What is being asked:
Set down the full listing exactly as given. Any pictures are to be left out.

Stored data:
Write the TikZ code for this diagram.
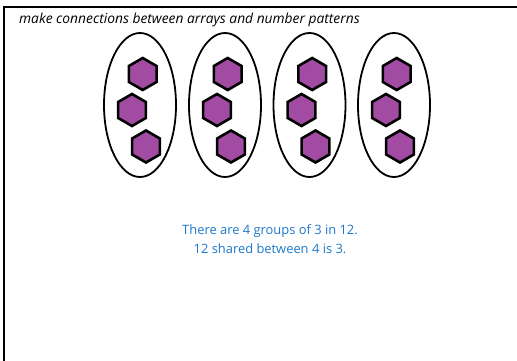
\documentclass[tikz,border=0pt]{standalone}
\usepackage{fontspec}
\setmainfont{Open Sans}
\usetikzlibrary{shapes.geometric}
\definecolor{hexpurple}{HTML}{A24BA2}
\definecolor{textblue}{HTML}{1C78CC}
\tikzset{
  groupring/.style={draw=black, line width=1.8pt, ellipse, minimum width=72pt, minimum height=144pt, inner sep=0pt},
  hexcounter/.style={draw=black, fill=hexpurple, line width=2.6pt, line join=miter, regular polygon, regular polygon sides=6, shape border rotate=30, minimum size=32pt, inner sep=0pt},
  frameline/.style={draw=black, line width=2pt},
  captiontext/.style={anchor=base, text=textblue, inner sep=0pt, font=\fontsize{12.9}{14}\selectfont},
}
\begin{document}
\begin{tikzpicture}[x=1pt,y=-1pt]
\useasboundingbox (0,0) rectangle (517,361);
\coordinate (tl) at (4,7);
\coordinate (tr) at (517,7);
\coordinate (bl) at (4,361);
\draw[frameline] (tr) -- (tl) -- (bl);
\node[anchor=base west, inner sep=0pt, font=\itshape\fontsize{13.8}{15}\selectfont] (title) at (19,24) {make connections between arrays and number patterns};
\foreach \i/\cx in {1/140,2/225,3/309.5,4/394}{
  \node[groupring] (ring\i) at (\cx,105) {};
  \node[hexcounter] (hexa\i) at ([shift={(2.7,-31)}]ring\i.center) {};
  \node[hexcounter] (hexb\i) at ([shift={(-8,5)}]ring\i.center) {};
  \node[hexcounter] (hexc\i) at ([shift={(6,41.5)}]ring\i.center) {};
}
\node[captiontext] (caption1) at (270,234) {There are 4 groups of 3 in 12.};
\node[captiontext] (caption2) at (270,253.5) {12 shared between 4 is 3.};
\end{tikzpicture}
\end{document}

Written solution:
Write the TikZ code for this diagram.
\documentclass[tikz,border=0pt]{standalone}
\usepackage{fontspec}
\setmainfont{Open Sans}
\usetikzlibrary{shapes.geometric}
\definecolor{hexpurple}{HTML}{A24BA2}
\definecolor{textblue}{HTML}{1C78CC}
\tikzset{
  groupring/.style={draw=black, line width=1.8pt, ellipse, minimum width=72pt, minimum height=144pt, inner sep=0pt},
  hexcounter/.style={draw=black, fill=hexpurple, line width=2.6pt, line join=miter, regular polygon, regular polygon sides=6, shape border rotate=30, minimum size=32pt, inner sep=0pt},
  frameline/.style={draw=black, line width=2pt},
  captiontext/.style={anchor=base, text=textblue, inner sep=0pt, font=\fontsize{12.9}{14}\selectfont},
}
\begin{document}
\begin{tikzpicture}[x=1pt,y=-1pt]
\useasboundingbox (0,0) rectangle (517,361);
\coordinate (tl) at (4,7);
\coordinate (tr) at (517,7);
\coordinate (bl) at (4,361);
\draw[frameline] (tr) -- (tl) -- (bl);
\node[anchor=base west, inner sep=0pt, font=\itshape\fontsize{13.8}{15}\selectfont] (title) at (19,24) {make connections between arrays and number patterns};
\foreach \i/\cx in {1/140,2/225,3/309.5,4/394}{
  \node[groupring] (ring\i) at (\cx,105) {};
  \node[hexcounter] (hexa\i) at ([shift={(2.7,-31)}]ring\i.center) {};
  \node[hexcounter] (hexb\i) at ([shift={(-8,5)}]ring\i.center) {};
  \node[hexcounter] (hexc\i) at ([shift={(6,41.5)}]ring\i.center) {};
}
\node[captiontext] (caption1) at (270,234) {There are 4 groups of 3 in 12.};
\node[captiontext] (caption2) at (270,253.5) {12 shared between 4 is 3.};
\end{tikzpicture}
\end{document}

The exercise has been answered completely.